Indian industrialist and Labour peer Swraj Paul on Tuesday denied that he acted in bad faith while claiming parliamentary expenses and said all claims were made “honestly'' and were consistent with the rules at the time.

He was reacting to the report of the House of Lords Committee for Privileges and Conduct recommending his suspension from the House for four months over allegations of wrongly claiming expenses.

Two other Labour peers, Lady Uddin and Lord Bhatia, are also to be suspended — former for at least a year and the latter for eight months. Both have been told to repay the excess amounts they had claimed.

Lord Paul, who voluntarily returned about £40,000 after the allegations surfaced, said : “There is no question about the propriety of any other claim made by me during the 14-year period that I have been a member of the House of Lords. It should also be remembered that, back in March, the Metropolitan Police decided there was no case for me to answer.”

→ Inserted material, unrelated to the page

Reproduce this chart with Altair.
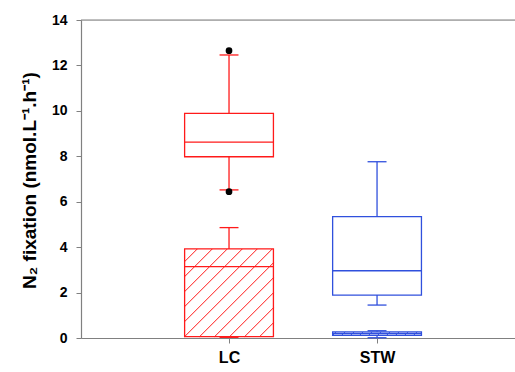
import altair as alt
import pandas as pd

# ---- data ----
categories = ["LC", "STW"]
cat_pos = [1, 2]
cat_colors = ["#ff1a1a", "#3050dd"]

box_cat = ["LC", "LC", "STW", "STW"]
box_hatched = [False, True, False, True]
whisker_lo = [6.52, 0.03, 1.45, 0.01]
q1 = [7.98, 0.06, 1.89, 0.12]
median = [8.62, 3.14, 2.96, 0.20]
q3 = [9.89, 3.92, 5.34, 0.27]
whisker_hi = [12.46, 4.86, 7.76, 0.32]

outlier_cat = ["LC", "LC"]
outlier_val = [12.65, 6.44]

y_ticks = [0, 2, 4, 6, 8, 10, 12, 14]

# ---- layout / style ----
W, H = 434, 318
X_DOMAIN = [0, 2.932]
Y_DOMAIN = [0, 14]
BOX_HALF = 0.30
CAP_HALF = 0.064
hatch_step = [None, 15.0, None, 9.0]  # px spacing for hatched boxes

px_x = W / (X_DOMAIN[1] - X_DOMAIN[0])
px_y = H / (Y_DOMAIN[1] - Y_DOMAIN[0])

pos = dict(zip(categories, cat_pos))
boxes = pd.DataFrame({
    "cat": box_cat, "lo": whisker_lo, "q1": q1, "med": median,
    "q3": q3, "hi": whisker_hi,
})
boxes["x"] = boxes["cat"].map(pos)
boxes["xl"] = boxes["x"] - BOX_HALF
boxes["xr"] = boxes["x"] + BOX_HALF
boxes["cl"] = boxes["x"] - CAP_HALF
boxes["cr"] = boxes["x"] + CAP_HALF

# hatch segments derived from box bounds (45 degrees on screen)
hatch_rows = []
for i, row in boxes.iterrows():
    s = hatch_step[i]
    if not box_hatched[i] or s is None:
        continue
    Xl, Xr = row["xl"] * px_x, row["xr"] * px_x
    Yb, Yt = row["q1"] * px_y, row["q3"] * px_y
    kk = Xl - Yb
    while kk > Xl - Yt:
        kk -= s
    ks = []
    while kk < Xr - Yb:
        ks.append(kk)
        kk += s
    for k in ks:
        y1 = max(Yb, Xl - k)
        y2 = min(Yt, Xr - k)
        if y2 - y1 > 0.5:
            hatch_rows.append({
                "cat": row["cat"],
                "hx": (y1 + k) / px_x, "hy": y1 / px_y,
                "hx2": (y2 + k) / px_x, "hy2": y2 / px_y,
            })
hatch = pd.DataFrame(hatch_rows)

outliers = pd.DataFrame({"cat": outlier_cat, "v": outlier_val})
outliers["x"] = outliers["cat"].map(pos)

label_expr = " : ".join(
    [f"datum.value == {p} ? '{c}'" for p, c in zip(cat_pos[:-1], categories[:-1])]
    + [f"'{categories[-1]}'"]
)

xscale = alt.Scale(domain=X_DOMAIN, nice=False, zero=False)
yscale = alt.Scale(domain=Y_DOMAIN, nice=False)
stroke = alt.Stroke("cat:N", scale=alt.Scale(domain=categories, range=cat_colors), legend=None)

x_axis = alt.Axis(
    values=cat_pos, labelExpr=label_expr, title=None, grid=False,
    labelFont="Liberation Sans", labelFontWeight="bold", labelFontSize=16,
    labelColor="black", labelPadding=6, tickSize=5, tickColor="#808080",
    domainColor="#808080", domainWidth=1.2,
)
y_axis = alt.Axis(
    values=y_ticks, grid=False,
    title="N₂ fixation (nmol.L⁻¹.h⁻¹)",
    titleFont="Liberation Sans", titleFontWeight="bold", titleFontSize=19,
    titleColor="black", titleAngle=270, titleX=-52, titleY=160,
    titleAlign="center", titleBaseline="middle",
    labelFont="Liberation Sans", labelFontWeight="bold", labelFontSize=14,
    labelColor="black", labelPadding=9, tickSize=5, tickColor="#808080",
    domainColor="#808080", domainWidth=1.2,
)

base = alt.Chart(boxes)

rect = base.mark_rect(fillOpacity=0, strokeWidth=1.3).encode(
    x=alt.X("xl:Q", scale=xscale, axis=x_axis), x2="xr:Q",
    y=alt.Y("q1:Q", scale=yscale, axis=y_axis), y2="q3:Q",
    stroke=stroke,
)
w_up = base.mark_rule(strokeWidth=1.3).encode(x="x:Q", y="q3:Q", y2="hi:Q", stroke=stroke)
w_dn = base.mark_rule(strokeWidth=1.3).encode(x="x:Q", y="lo:Q", y2="q1:Q", stroke=stroke)
cap_up = base.mark_rule(strokeWidth=1.3).encode(x="cl:Q", x2="cr:Q", y="hi:Q", stroke=stroke)
cap_dn = base.mark_rule(strokeWidth=1.3).encode(x="cl:Q", x2="cr:Q", y="lo:Q", stroke=stroke)
med = base.mark_rule(strokeWidth=1.3).encode(x="xl:Q", x2="xr:Q", y="med:Q", stroke=stroke)

hatch_layer = alt.Chart(hatch).mark_rule(strokeWidth=1).encode(
    x="hx:Q", y="hy:Q", x2="hx2:Q", y2="hy2:Q", stroke=stroke,
)

pts = alt.Chart(outliers).mark_point(filled=True, size=45, color="black", opacity=1).encode(
    x="x:Q", y="v:Q",
)

top = alt.Chart(pd.DataFrame({"t": [Y_DOMAIN[1]]})).mark_rule(
    color="#808080", strokeWidth=1.2
).encode(y="t:Q")

chart = alt.layer(
    top, hatch_layer, rect, w_up, w_dn, cap_up, cap_dn, med, pts
).properties(
    width=W, height=H,
    autosize=alt.AutoSizeParams(type="none"),
    padding={"left": 81, "top": 20, "right": 0, "bottom": 34},
).configure_view(stroke=None).configure(background="white")

chart.save("out.html", embed_options={"renderer": "svg", "actions": False})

The committee acknowledged that Lord Paul had not acted “dishonestly'' or in “bad faith''. “We do not feel justified in finding, on the balance of probabilities, that Lord Paul acted dishonestly or in bad faith. However, his actions were utterly unreasonable and demonstrated gross irresponsibility and negligence,'' it said.

Lord Paul said he was “pleased'' that the committee had found that “my actions throughout the investigation have been transparent and consistent and that the claims were honestly made and not in bad faith''.

Best traditions

He said while he accepted the committee's decision “in the best traditions of parliamentary democracy'', he believed he had been treated “more harshly than some others''.

“Given the lack of clarity in the rules which applied at that point, I do not believe that my own conduct in any way merits the decisions which the sub-committee and now the full Committee have reached,'' he said in a statement .

The case relates to expenses he claimed for a property in Oxfordshire that he designated as his main home while living in London.

The House is due to vote to ratify the committee's recommendations this week.